Dataset items

Start

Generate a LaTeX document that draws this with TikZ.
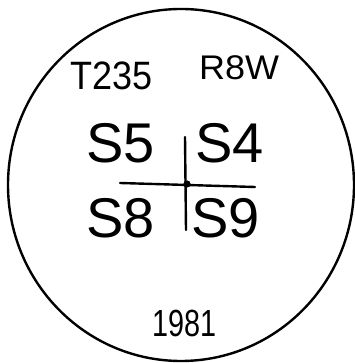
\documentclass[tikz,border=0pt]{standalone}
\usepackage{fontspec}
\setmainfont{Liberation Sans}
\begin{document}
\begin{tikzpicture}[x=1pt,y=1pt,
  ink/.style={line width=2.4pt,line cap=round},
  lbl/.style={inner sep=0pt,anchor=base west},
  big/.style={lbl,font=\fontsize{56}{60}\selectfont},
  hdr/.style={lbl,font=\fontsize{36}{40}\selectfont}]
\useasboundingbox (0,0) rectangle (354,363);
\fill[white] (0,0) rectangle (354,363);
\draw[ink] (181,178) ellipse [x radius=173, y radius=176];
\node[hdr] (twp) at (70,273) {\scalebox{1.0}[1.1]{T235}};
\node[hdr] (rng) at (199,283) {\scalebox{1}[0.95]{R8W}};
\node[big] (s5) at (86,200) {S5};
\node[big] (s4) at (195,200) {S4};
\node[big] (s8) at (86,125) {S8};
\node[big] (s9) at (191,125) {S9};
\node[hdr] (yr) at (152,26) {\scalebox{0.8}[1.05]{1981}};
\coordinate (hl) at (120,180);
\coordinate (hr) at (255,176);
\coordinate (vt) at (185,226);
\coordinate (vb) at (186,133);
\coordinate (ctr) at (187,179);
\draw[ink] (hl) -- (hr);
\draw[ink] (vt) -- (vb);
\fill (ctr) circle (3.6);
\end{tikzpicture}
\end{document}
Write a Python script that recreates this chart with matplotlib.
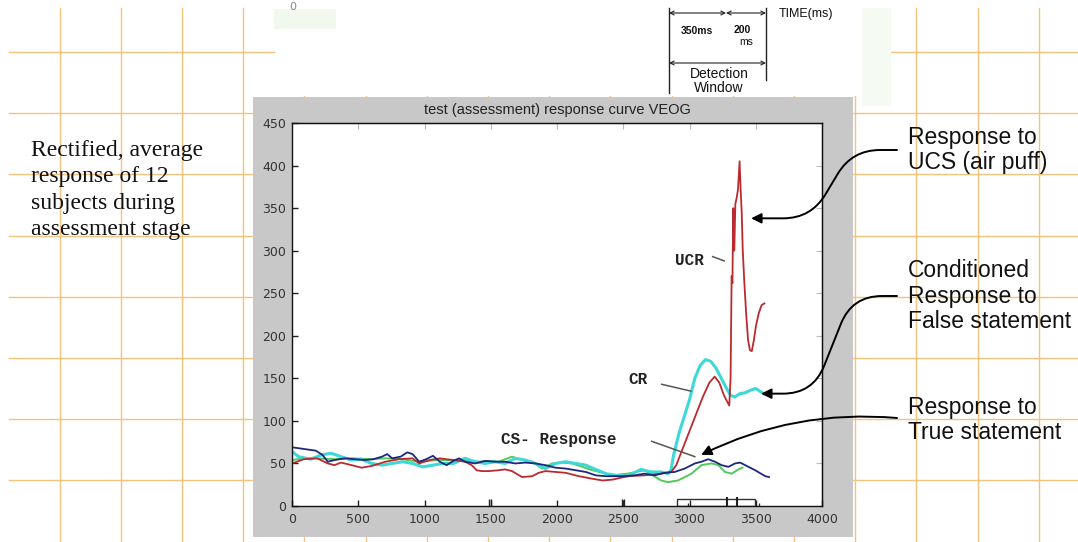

End

__Given instruction__: Transcribe the records above exactly as they appear, leaving out any pictures.

__Full response__:
Generate a LaTeX document that draws this with TikZ.
\documentclass[tikz,border=0pt]{standalone}
\usepackage{fontspec}
\setmainfont{Liberation Sans}
\begin{document}
\begin{tikzpicture}[x=1pt,y=1pt,
  ink/.style={line width=2.4pt,line cap=round},
  lbl/.style={inner sep=0pt,anchor=base west},
  big/.style={lbl,font=\fontsize{56}{60}\selectfont},
  hdr/.style={lbl,font=\fontsize{36}{40}\selectfont}]
\useasboundingbox (0,0) rectangle (354,363);
\fill[white] (0,0) rectangle (354,363);
\draw[ink] (181,178) ellipse [x radius=173, y radius=176];
\node[hdr] (twp) at (70,273) {\scalebox{1.0}[1.1]{T235}};
\node[hdr] (rng) at (199,283) {\scalebox{1}[0.95]{R8W}};
\node[big] (s5) at (86,200) {S5};
\node[big] (s4) at (195,200) {S4};
\node[big] (s8) at (86,125) {S8};
\node[big] (s9) at (191,125) {S9};
\node[hdr] (yr) at (152,26) {\scalebox{0.8}[1.05]{1981}};
\coordinate (hl) at (120,180);
\coordinate (hr) at (255,176);
\coordinate (vt) at (185,226);
\coordinate (vb) at (186,133);
\coordinate (ctr) at (187,179);
\draw[ink] (hl) -- (hr);
\draw[ink] (vt) -- (vb);
\fill (ctr) circle (3.6);
\end{tikzpicture}
\end{document}
Write a Python script that recreates this chart with matplotlib.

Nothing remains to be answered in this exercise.